'''
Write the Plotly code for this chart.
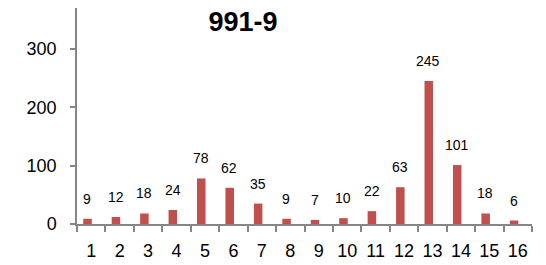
import plotly.graph_objects as go

categories = [str(i) for i in range(1, 17)]
values = [9, 12, 18, 24, 78, 62, 35, 9, 7, 10, 22, 63, 245, 101, 18, 6]
y_ticks = [0, 100, 200, 300]
title_text = "991-9"

FONT = "Liberation Sans"
AXIS_COLOR = "#868686"

# page body has an 8px default margin, so the figure is sized/offset to compensate
W, H = 538, 257

fig = go.Figure()
fig.add_trace(go.Bar(
    x=categories, y=values,
    width=0.30, offset=-0.28,
    marker=dict(color="#C0504D", line=dict(width=0)),
    hoverinfo="skip",
))

for i, v in enumerate(values):
    fig.add_annotation(
        x=i, y=v, xref="x", yref="y",
        text=str(v), showarrow=False,
        xshift=-4, yshift=20, yanchor="middle", xanchor="center",
        font=dict(family=FONT, size=14, color="#000000"),
    )

fig.update_layout(
    width=W, height=H,
    margin=dict(l=69, r=14, t=0, b=41, pad=0),
    paper_bgcolor="white", plot_bgcolor="white",
    showlegend=False,
    title=dict(
        text="<b>" + title_text + "</b>",
        x=235 / W, xref="container", xanchor="center",
        y=1 - 14 / H, yref="container", yanchor="middle",
        font=dict(family=FONT, size=27, color="#000000"),
    ),
    xaxis=dict(
        type="category",
        showline=True, linecolor=AXIS_COLOR, linewidth=1.5,
        ticks="outside", ticklen=6, tickcolor=AXIS_COLOR, tickwidth=1.5,
        tickson="boundaries", tickangle=0, automargin=False,
        showgrid=False, zeroline=False,
        tickfont=dict(family=FONT, size=18, color="#000000"),
        ticklabelstandoff=10,
    ),
    yaxis=dict(
        range=[0, 370],
        tickvals=y_ticks,
        automargin=False,
        showline=True, linecolor=AXIS_COLOR, linewidth=1.5,
        ticks="outside", ticklen=5, tickcolor=AXIS_COLOR, tickwidth=1.5,
        showgrid=False, zeroline=False,
        tickfont=dict(family=FONT, size=18, color="#000000"),
        ticklabelstandoff=10,
    ),
)

fig.write_html("out.html")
'''
What this task involves: Please set down each line of the data above exactly as written, without the pictures.

Right answer:
Write the Plotly code for this chart.
import plotly.graph_objects as go

categories = [str(i) for i in range(1, 17)]
values = [9, 12, 18, 24, 78, 62, 35, 9, 7, 10, 22, 63, 245, 101, 18, 6]
y_ticks = [0, 100, 200, 300]
title_text = "991-9"

FONT = "Liberation Sans"
AXIS_COLOR = "#868686"

# page body has an 8px default margin, so the figure is sized/offset to compensate
W, H = 538, 257

fig = go.Figure()
fig.add_trace(go.Bar(
    x=categories, y=values,
    width=0.30, offset=-0.28,
    marker=dict(color="#C0504D", line=dict(width=0)),
    hoverinfo="skip",
))

for i, v in enumerate(values):
    fig.add_annotation(
        x=i, y=v, xref="x", yref="y",
        text=str(v), showarrow=False,
        xshift=-4, yshift=20, yanchor="middle", xanchor="center",
        font=dict(family=FONT, size=14, color="#000000"),
    )

fig.update_layout(
    width=W, height=H,
    margin=dict(l=69, r=14, t=0, b=41, pad=0),
    paper_bgcolor="white", plot_bgcolor="white",
    showlegend=False,
    title=dict(
        text="<b>" + title_text + "</b>",
        x=235 / W, xref="container", xanchor="center",
        y=1 - 14 / H, yref="container", yanchor="middle",
        font=dict(family=FONT, size=27, color="#000000"),
    ),
    xaxis=dict(
        type="category",
        showline=True, linecolor=AXIS_COLOR, linewidth=1.5,
        ticks="outside", ticklen=6, tickcolor=AXIS_COLOR, tickwidth=1.5,
        tickson="boundaries", tickangle=0, automargin=False,
        showgrid=False, zeroline=False,
        tickfont=dict(family=FONT, size=18, color="#000000"),
        ticklabelstandoff=10,
    ),
    yaxis=dict(
        range=[0, 370],
        tickvals=y_ticks,
        automargin=False,
        showline=True, linecolor=AXIS_COLOR, linewidth=1.5,
        ticks="outside", ticklen=5, tickcolor=AXIS_COLOR, tickwidth=1.5,
        showgrid=False, zeroline=False,
        tickfont=dict(family=FONT, size=18, color="#000000"),
        ticklabelstandoff=10,
    ),
)

fig.write_html("out.html")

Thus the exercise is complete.